Another woman brought her first paragraph and read it. Spot on. It hooked all of us from the beginning. “IT WORKS!!”
The next book I’m working on has three voices. So I read the first paragraph of each of the voices. All of the members agreed. The first five lines didn’t do much for them. The sixth line was “Bingo!” I tend to do a lot of “pre-writing.” It’s just gibberish as I warm up to my real subject. Okay. Chuck the first five lines. Go with the sixth. I’ll be off and writing this week!
- AROUND TOWN
We ended the meeting with stuff going on around town and in our lives connect to writing.
- Check out the blogger Michael Hyatt: he’s gold when it comes to social media.
- Check out Facebook Groups: Writer’s Relief, Freedom with Writing, Writer’s Studio, Writers Write. Great quotes and inspiration.
- The Society of Children’s Writers and Illustrators next Fargo area meeting will be at Zandbroz on October 20 at 6:00. Independently published authors Ellen Dederich, June Dordal, and Betty Gronneberg will talk about their own self-publishing experiences.

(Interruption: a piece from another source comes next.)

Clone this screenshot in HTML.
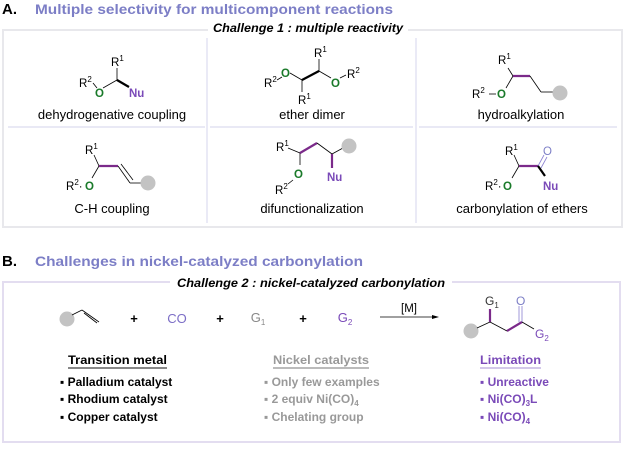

- One Book One Community Event upcoming: Tuesday, October 6 ● 7 p.m. at The Stage at Island Park. Lisa Westberg Peters, author of Fractured Land: The Price of Inheriting Oil, will discuss her book.
- WINDING DOWN
We also share books. I gave out a copy of The Posionwood Bible and borrowed a copy of one of J.K. Rowlings newer books. Ralph Waldo Emerson said, “If we encounter a man of rare intellect, we should ask him what books he reads.” Not sure we are a group of Rare Intellect, but I highly admire each of these women’s writing skills. And I want to read the books that are influencing their words. And I’d just like to say, The Write Club is the right club for me.